For many people, coding is about telling a computer what to do and having the computer perform those precise actions repeatedly. With the rise of AI tools like ChatGPT, it’s now possible for someone to describe a program in English and have the AI model translate it into working code without ever understanding how the code works. Former OpenAI researcher Andrej Karpathy recently gave this practice a name—”vibe coding”—and it’s gaining traction in tech circles.
The technique, enabled by large language models (LLMs) from companies like OpenAI and Anthropic, has attracted attention for potentially lowering the barrier to entry for software creation. But questions remain about whether the approach can reliably produce code suitable for real-world applications, even as tools like Cursor Composer, GitHub Copilot, and Replit Agent make the process increasingly accessible to non-programmers.
Instead of being about control and precision, vibe coding is all about surrendering to the flow. On February 2, Karpathy introduced the term in a post on X, writing, “There’s a new kind of coding I call ‘vibe coding,’ where you fully give in to the vibes, embrace exponentials, and forget that the code even exists.” He described the process in deliberately casual terms: “I just see stuff, say stuff, run stuff, and copy paste stuff, and it mostly works.”

While vibe coding, if an error occurs, you feed it back into the AI model, accept the changes, hope it works, and repeat the process. Karpathy’s technique stands in stark contrast to traditional software development best practices, which typically emphasize careful planning, testing, and understanding of implementation details.
As Karpathy humorously acknowledged in his original post, the approach is for the ultimate lazy programmer experience: “I ask for the dumbest things, like ‘decrease the padding on the sidebar by half,’ because I’m too lazy to find it myself. I ‘Accept All’ always; I don’t read the diffs anymore.”

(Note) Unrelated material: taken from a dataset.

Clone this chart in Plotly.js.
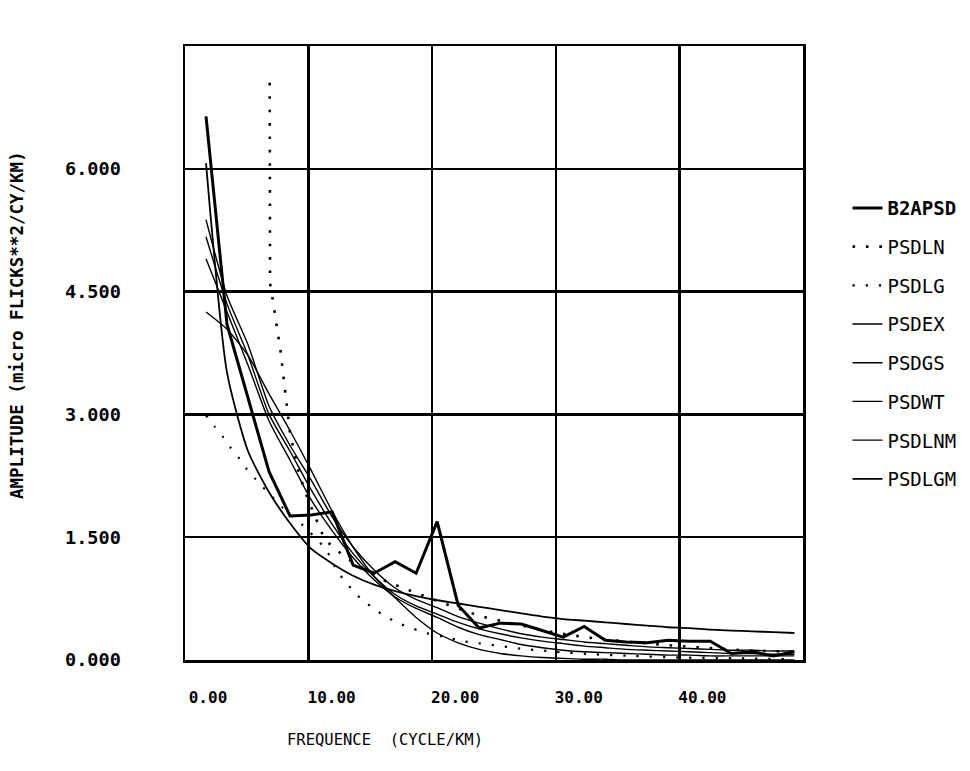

At its core, the technique transforms anyone with basic communication skills into a new type of natural language programmer—at least for simple projects. With AI models currently being held back by the amount of code an AI model can digest at once (context size), there tends to be an upper-limit to how complex a vibe-coded software project can get before the human at the wheel becomes a high-level project manager, manually assembling slices of AI-generated code into a larger architecture. But as technical limits expand with each generation of AI models, those limits may one day disappear.
Who are the vibe coders?
There’s no way to know exactly how many people are currently vibe coding their way through either hobby projects or development jobs, but Cursor reported 40,000 paying users in August 2024, and GitHub reported 1.3 million Copilot users just over a year ago (February 2024). While we can’t find user numbers for Replit Agent, the site claims 30 million users, with an unknown percentage using the site’s AI-powered coding agent.
One thing we do know: the approach has particularly gained traction online as a fun way of rapidly prototyping games. Microsoft’s Peter Yang recently demonstrated vibe coding in an X thread by building a simple 3D first-person shooter zombie game through conversational prompts fed into Cursor and Claude 3.7 Sonnet. Yang even used a speech-to-text app so he could verbally describe what he wanted to see and refine the prototype over time.

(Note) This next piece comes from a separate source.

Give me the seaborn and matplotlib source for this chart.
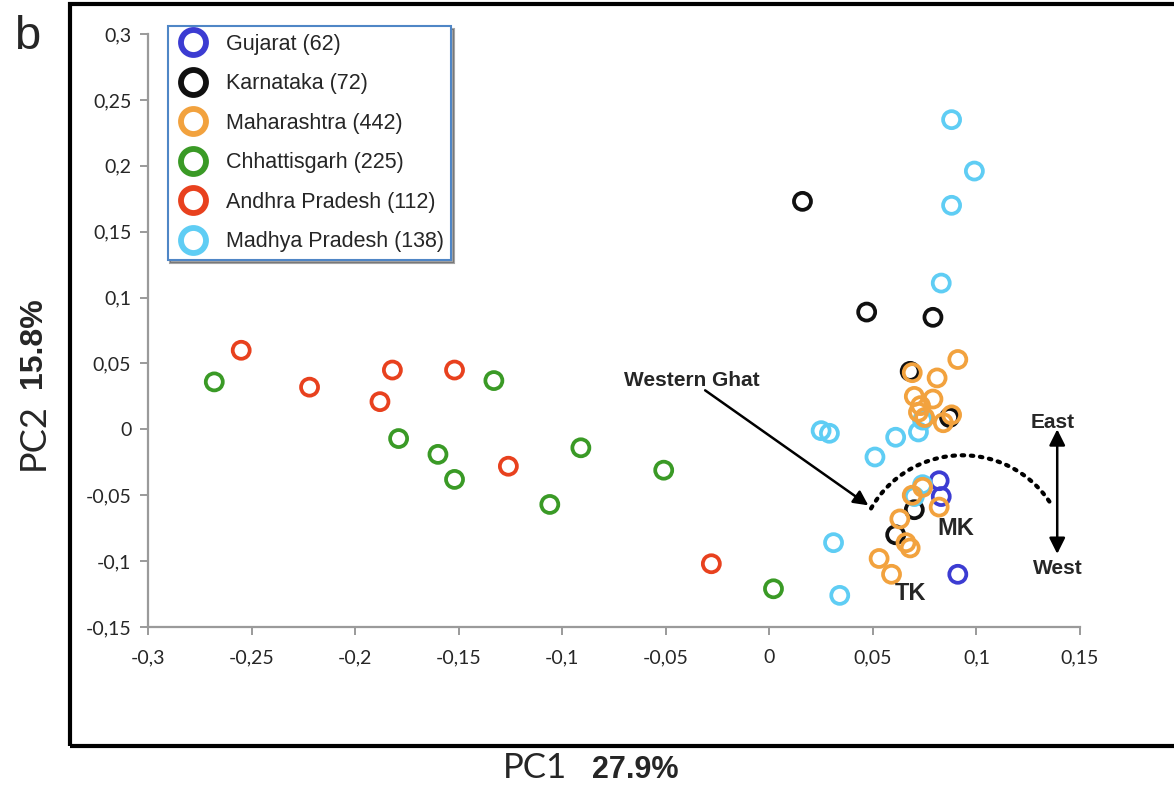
import numpy as np
import pandas as pd
import matplotlib
matplotlib.use("Agg")
import matplotlib.pyplot as plt
import seaborn as sns
from matplotlib.lines import Line2D
from matplotlib.patches import Rectangle
from matplotlib.ticker import FuncFormatter

# values (PC1, PC2 per state)
gujarat_pc1 = [0.082, 0.083, 0.091]
gujarat_pc2 = [-0.039, -0.051, -0.110]

karnataka_pc1 = [0.016, 0.047, 0.079, 0.068, 0.087, 0.070, 0.061]
karnataka_pc2 = [0.173, 0.089, 0.085, 0.044, 0.009, -0.061, -0.080]

madhya_pc1 = [0.088, 0.099, 0.088, 0.083, 0.025, 0.029, 0.061, 0.072, 0.051, 0.074, 0.070, 0.031, 0.034, 0.074]
madhya_pc2 = [0.235, 0.196, 0.170, 0.111, -0.001, -0.003, -0.006, -0.002, -0.021, -0.042, -0.051, -0.086, -0.126, 0.007]

chhattisgarh_pc1 = [-0.268, -0.133, -0.179, -0.160, -0.152, -0.091, -0.106, -0.051, 0.002]
chhattisgarh_pc2 = [0.036, 0.037, -0.007, -0.019, -0.038, -0.014, -0.057, -0.031, -0.121]

andhra_pc1 = [-0.255, -0.222, -0.182, -0.152, -0.188, -0.126, -0.028]
andhra_pc2 = [0.060, 0.032, 0.045, 0.045, 0.021, -0.028, -0.102]

maharashtra_pc1 = [0.091, 0.069, 0.081, 0.070, 0.079, 0.073, 0.072, 0.075, 0.088, 0.084,
                   0.074, 0.069, 0.082, 0.063, 0.066, 0.068, 0.053, 0.059]
maharashtra_pc2 = [0.053, 0.043, 0.039, 0.025, 0.023, 0.018, 0.013, 0.009, 0.011, 0.005,
                   -0.044, -0.050, -0.059, -0.068, -0.086, -0.090, -0.098, -0.110]

states = ["Gujarat", "Karnataka", "Maharashtra", "Chhattisgarh", "Andhra Pradesh", "Madhya Pradesh"]
counts = [62, 72, 442, 225, 112, 138]
colors = ["#3c3cd2", "#101010", "#f2a23e", "#3a9a26", "#e8411e", "#5fcdf4"]

# drawing order: later rows on top
parts = [("Gujarat", gujarat_pc1, gujarat_pc2),
         ("Karnataka", karnataka_pc1, karnataka_pc2),
         ("Madhya Pradesh", madhya_pc1, madhya_pc2),
         ("Chhattisgarh", chhattisgarh_pc1, chhattisgarh_pc2),
         ("Andhra Pradesh", andhra_pc1, andhra_pc2),
         ("Maharashtra", maharashtra_pc1, maharashtra_pc2)]
df = pd.concat([pd.DataFrame({"PC1": x, "PC2": y, "state": s}) for s, x, y in parts], ignore_index=True)

sns.set_style("white")
plt.rcParams["font.family"] = ["Liberation Sans", "DejaVu Sans"]

W, H = 1174, 785
fig = plt.figure(figsize=(W / 100, H / 100), dpi=100)
ax = fig.add_axes([148 / W, 1 - 627 / H, (1080 - 148) / W, (627 - 34) / H])

sns.scatterplot(data=df, x="PC1", y="PC2", hue="state", hue_order=states,
                palette=dict(zip(states, colors)), s=150, linewidth=2.7, legend=False, ax=ax)
coll = ax.collections[0]
coll.set_edgecolors(coll.get_facecolors().copy())
coll.set_facecolor("none")

ax.set_xlim(-0.3, 0.15)
ax.set_ylim(-0.15, 0.3)
ax.set_xticks(np.arange(-0.3, 0.151, 0.05))
ax.set_yticks(np.arange(-0.15, 0.301, 0.05))
fmt = FuncFormatter(lambda v, p: ("%g" % round(v, 3)).replace(".", ",") if abs(v) > 1e-9 else "0")
ax.xaxis.set_major_formatter(fmt)
ax.yaxis.set_major_formatter(fmt)
for s in ["top", "right"]:
    ax.spines[s].set_visible(False)
for s in ["left", "bottom"]:
    ax.spines[s].set_color("#9a9a9a")
    ax.spines[s].set_linewidth(1.6)
ax.tick_params(axis="both", which="major", direction="out", length=6, width=1.4, color="#9a9a9a",
               labelsize=14, left=True, bottom=True)
ax.tick_params(axis="x", pad=10)
ax.tick_params(axis="y", pad=6)
for lab in ax.get_xticklabels() + ax.get_yticklabels():
    lab.set_family(["Lato", "DejaVu Sans"])
ax.set_xlabel("")
ax.set_ylabel("")

# legend
handles = [Line2D([], [], marker="o", ls="", markerfacecolor="none", markeredgecolor=c,
                  markersize=18, markeredgewidth=4.2) for c in colors]
labels = ["%s (%d)" % (s, n) for s, n in zip(states, counts)]
leg = ax.legend(handles, labels, loc="upper left", bbox_to_anchor=(0.021, 1.013), borderaxespad=0,
                fontsize=15.5, frameon=True, fancybox=False, shadow=True, handlelength=1.63,
                handletextpad=0.72, labelspacing=0.86, borderpad=0.35)
leg.get_frame().set_edgecolor("#4f86c6")
leg.get_frame().set_linewidth(1.5)

# annotations
ax.text(-0.0372, 0.0372, "Western Ghat", fontsize=15, fontweight="bold", ha="center", va="center")
ax.annotate("", xy=(0.0478, -0.0577), xytext=(-0.031, 0.0296),
            arrowprops=dict(arrowstyle="-|>", lw=1.8, color="black", mutation_scale=22, shrinkA=0, shrinkB=0))
t = np.radians(np.linspace(34, 152, 60))
arc_cx, arc_cy, arc_rx, arc_ry = 0.0932, -0.0994, 0.0507, 0.0797
ax.plot(arc_cx + arc_rx * np.cos(t), arc_cy + arc_ry * np.sin(t), color="black", lw=3,
        ls=(0, (0.6, 1.6)), dash_capstyle="round")
ax.annotate("", xy=(0.139, 0.0), xytext=(0.139, -0.0945),
            arrowprops=dict(arrowstyle="<|-|>", lw=1.8, color="black", mutation_scale=24, shrinkA=0, shrinkB=0))
ax.text(0.1367, 0.0053, "East", fontsize=15, fontweight="bold", ha="center", va="center")
ax.text(0.1395, -0.1055, "West", fontsize=15, fontweight="bold", ha="center", va="center")
ax.text(0.0898, -0.0751, "MK", fontsize=17, fontweight="bold", ha="center", va="center")
ax.text(0.0681, -0.1244, "TK", fontsize=17, fontweight="bold", ha="center", va="center")

# outer frame and labels
fig.add_artist(Rectangle((70 / W, 1 - 746 / H), 1.05, (746 - 4) / H, transform=fig.transFigure,
                         fill=False, lw=3, edgecolor="black", clip_on=False))
fig.text(27 / W, 1 - 37 / H, "b", fontsize=34, ha="center", va="center")
fig.text(33 / W, 1 - 437 / H, "PC2", fontsize=26, rotation=90, ha="center", va="center", family=["Lato", "DejaVu Sans"])
fig.text(33 / W, 1 - 343 / H, "15.8%", fontsize=23, fontweight="bold", rotation=90, ha="center", va="center")
fig.text(535 / W, 1 - 768 / H, "PC1", fontsize=25, ha="center", va="center", family=["Lato", "DejaVu Sans"])
fig.text(635 / W, 1 - 770 / H, "27.9%", fontsize=22, fontweight="bold", ha="center", va="center")

fig.savefig("out.png", dpi=100)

We’ve been doing some vibe coding ourselves. Multiple Ars staffers have used AI assistants and coding tools for extracurricular hobby projects such as creating small games, crafting bespoke utilities, writing processing scripts, and more. Having a vibe-based code genie can come in handy in unexpected places: Last year, I asked Anthropic’s Claude write a Microsoft Q-BASIC program in MS-DOS that decompressed 200 ZIP files into custom directories, saving me many hours of manual typing work.
Debugging the vibes
With all this vibe coding going on, we had to turn to an expert for some input. Simon Willison, an independent software developer and AI researcher, offered a nuanced perspective on AI-assisted programming in an interview with Ars Technica. “I really enjoy vibe coding,” he said. “It’s a fun way to try out an idea and prove if it can work.”
But there are limits to how far Willison will go. “Vibe coding your way to a production codebase is clearly risky. Most of the work we do as software engineers involves evolving existing systems, where the quality and understandability of the underlying code is crucial.”
At some point, understanding at least some of the code is important because AI-generated code may include bugs, misunderstandings, and confabulations—for example, instances where the AI model generates references to nonexistent functions or libraries.
“Vibe coding is all fun and games until you have to vibe debug,” developer Ben South noted wryly on X, highlighting this fundamental issue.
Willison recently argued on his blog that encountering hallucinations with AI coding tools isn’t as detrimental as embedding false AI-generated information into a written report, because coding tools have built-in fact-checking: If there’s a confabulation, the code won’t work. This provides a natural boundary for vibe coding’s reliability—the code runs or it doesn’t.
Even so, the risk-reward calculation for vibe coding becomes far more complex in professional settings. While a solo developer might accept the trade-offs of vibe coding for personal projects, enterprise environments typically require code maintainability and reliability standards that vibe-coded solutions may struggle to meet. When code doesn’t work as expected, debugging requires understanding what the code is actually doing—precisely the knowledge that vibe coding tends to sidestep.